Printed from BusinessInsurance.com

ACE gains in tough year with global growth, business investments

Posted On: Mar. 25, 2012 12:00 AM CST

ACE gains in tough year with global growth, business investments

In a bad year for property/casualty insurers, ACE Ltd.'s performance last year caught the eyes of industry analysts.

Zurich-based ACE was cited more than any other insurer as having outperformed its peers in an informal poll of analysts.

“They had reasonably strong results for the year,” said Alan Murray, vp and senior credit officer at Moody's Investors Service Inc. in New York.

He noted that, like many of its peers, ACE suffered from significant catastrophe losses with about $860 million in catastrophe losses last year.

Mark Dwelle, an insurance analyst at RBC Capital Markets, a unit of RBC Dominion Securities Inc. in Richmond, Va., said ACE “managed its catastrophe exposures better than most. It did a good job integrating its various small acquisitions and managed to achieve good organic growth on a global basis.”

“ACE had very good fourth-quarter and full-year results, particularly considering the environment, euro crisis, slow economic growth in developed markets, challenging insurance market conditions and, of course, the costliest natural catastrophe on record for the industry,” said ACE Chairman and CEO Evan G. Greenberg during a results conference call in February.

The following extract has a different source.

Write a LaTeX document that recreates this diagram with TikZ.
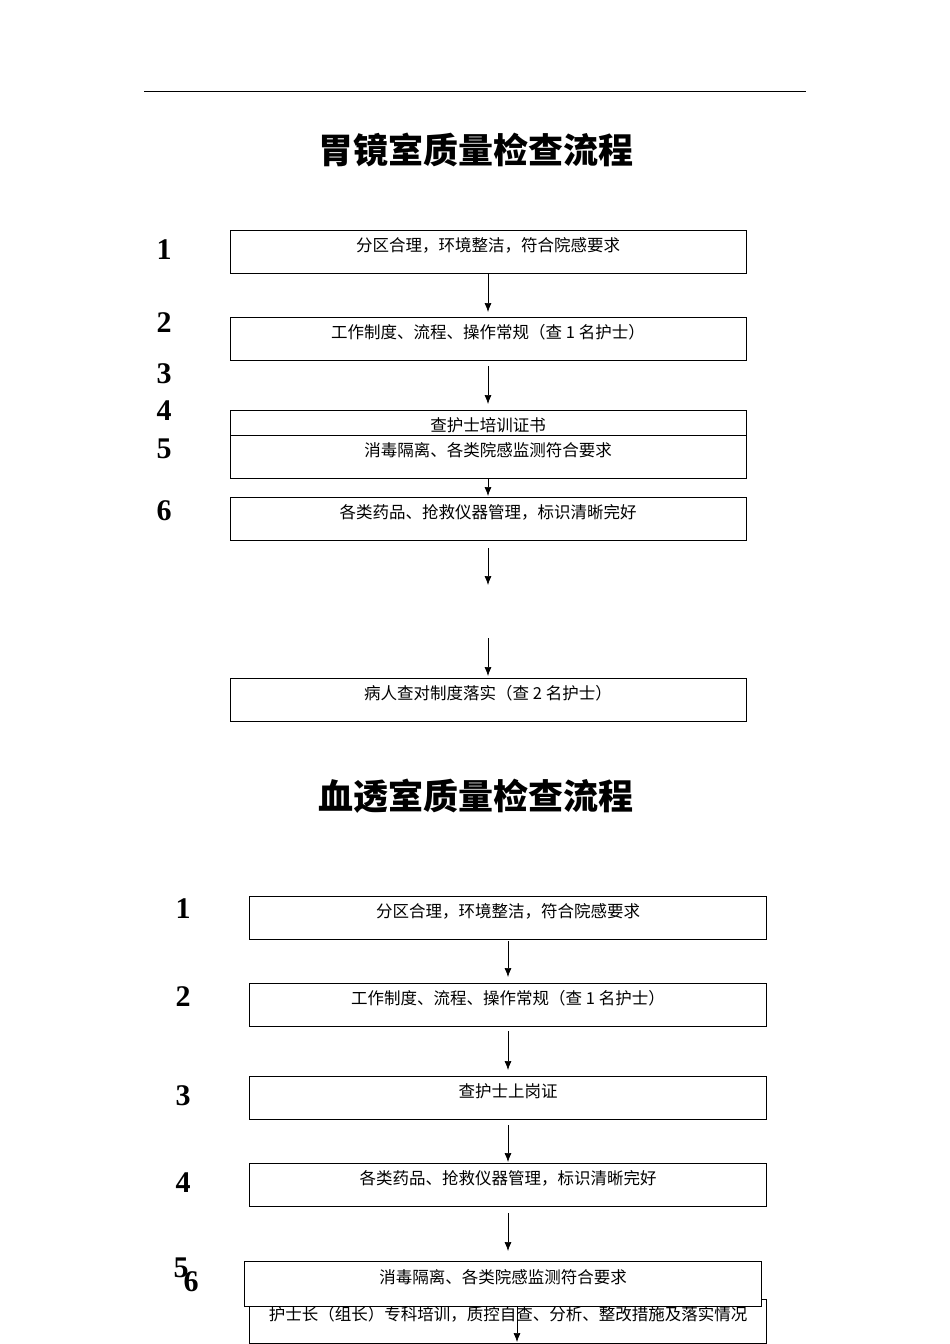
\documentclass[tikz,border=0pt]{standalone}
\usepackage{fontspec}
\setmainfont{Liberation Serif}
\newfontfamily\cjk{Noto Sans CJK SC}
\usetikzlibrary{arrows.meta}
\begin{document}
\begin{tikzpicture}[x=1pt,y=-1pt,
 box/.style={draw,line width=0.8pt,fill=white},
 txt/.style={font=\cjk\fontsize{16.5}{16.5}\selectfont,anchor=center},
 num/.style={font=\bfseries\fontsize{30}{30}\selectfont},
 ttl/.style={font=\cjk\bfseries\fontsize{35}{35}\selectfont},
 arr/.style={-{Latex[length=9pt,width=7pt]},line width=0.7pt}]
\useasboundingbox (0,0) rectangle (950,1344);
\draw[line width=0.8pt] (144,91) -- (806,91);
\node[ttl] (t1) at (476,150) {胃镜室质量检查流程};
% top section
\foreach \n/\y in {1/250,2/323,3/374,4/411,5/449,6/511}{\node[num] (a\n) at (164,\y) {\n};}
\draw[box] (230,230) rectangle (746,273); \node[txt] (b1) at (488,245) {分区合理，环境整洁，符合院感要求};
\draw[box] (230,317) rectangle (746,360); \node[txt] (b2) at (488,332) {工作制度、流程、操作常规（查 1 名护士）};
\draw[box] (230,410) rectangle (746,435); \node[txt] (b3) at (488,425) {查护士培训证书};
\draw[box] (230,435) rectangle (746,478); \node[txt] (b4) at (488,450) {消毒隔离、各类院感监测符合要求};
\draw[box] (230,497) rectangle (746,540); \node[txt] (b5) at (488,512) {各类药品、抢救仪器管理，标识清晰完好};
\draw[box] (230,678) rectangle (746,721); \node[txt] (b6) at (488,693) {病人查对制度落实（查 2 名护士）};
\coordinate (p1) at (488,273); \coordinate (q1) at (488,312);
\coordinate (p2) at (488,366); \coordinate (q2) at (488,404);
\coordinate (p3) at (488,478); \coordinate (q3) at (488,496);
\coordinate (p4) at (488,548); \coordinate (q4) at (488,585);
\coordinate (p5) at (488,638); \coordinate (q5) at (488,676);
\foreach \i in {1,...,5}{\draw[arr] (p\i) -- (q\i);}
% bottom section
\node[ttl] (t2) at (476,796) {血透室质量检查流程};
\foreach \n/\y in {1/909,2/997,3/1096,4/1183}{\node[num] (c\n) at (183,\y) {\n};}
\node[num] (c5) at (181,1268) {5};
\node[num] (c6) at (191,1282) {6};
\draw[box] (249,896) rectangle (766,939); \node[txt] (d1) at (508,911) {分区合理，环境整洁，符合院感要求};
\draw[box] (249,983) rectangle (766,1026); \node[txt] (d2) at (508,998) {工作制度、流程、操作常规（查 1 名护士）};
\draw[box] (249,1076) rectangle (766,1119); \node[txt] (d3) at (508,1091) {查护士上岗证};
\draw[box] (249,1163) rectangle (766,1206); \node[txt] (d4) at (508,1178) {各类药品、抢救仪器管理，标识清晰完好};
\draw[box] (249,1299) rectangle (766,1343); \node[txt] (d6) at (508,1314) {护士长（组长）专科培训，质控自查、分析、整改措施及落实情况};
\draw[box] (244,1261) rectangle (761,1306); \node[txt] (d5) at (503,1277) {消毒隔离、各类院感监测符合要求};
\coordinate (r1) at (508,941); \coordinate (s1) at (508,977);
\coordinate (r2) at (508,1031); \coordinate (s2) at (508,1070);
\coordinate (r3) at (508,1125); \coordinate (s3) at (508,1162);
\coordinate (r4) at (508,1213); \coordinate (s4) at (508,1251);
\coordinate (r5) at (517,1306); \coordinate (s5) at (517,1342);
\foreach \i in {1,...,5}{\draw[arr] (r\i) -- (s\i);}
\end{tikzpicture}
\end{document}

ACE's 2011 net income fell 49% to $1.59 billion from that of 2010, the insurer announced last month. Gross written premiums for the year grew 6.8% to $20.83 billion. Its combined ratio for 2011 stood at 94.6%, a deterioration from 2010's 90.2%.

During the conference call, Mr. Greenberg noted that while ACE's full-year operating income dropped 11% to nearly $2.4 billion in 2011 compared with that of 2010, if the impact of the unusual level of cat losses was excluded, “operating income was actually up 5% compared with 2010.

“Both years included roughly the same amount of prior-period reserve development, so that underlying growth in income came from current accident-year results,” predominantly from acquisitions, as well as ACE's accident and health business and improved property/casualty portfolio management in the United States, Mr. Greenberg said.

Moody's Mr. Murray also noted ACE's favorable reserve development.

“They also did have favorable reserve development of business written in prior years,” he said. “In general, these have been in casualty lines and, with a favorable claim trend and tort liability environment in recent years, we've seen continued favorable reserve development.” But he also noted that ACE posted “significant realized investment losses.”

Nonetheless, “ACE benefits from the fact that it does not own any meaningful levels of debt from countries that are under sovereign stress,” said Mr. Murray. At year-end, ACE held no sovereign debt of Greece, Ireland or Portugal, he said.

“That has helped them have a strong capital base,” he said.

He also noted that while other insurers have chosen to buy back their shares “to a greater extent than investing in growth in the underlying business. ACE has generally held the line and been spare in buying back its shares, instead deploying meaningful capital to acquisitions, particularly in Asia and the U.S. crop insurance sector.”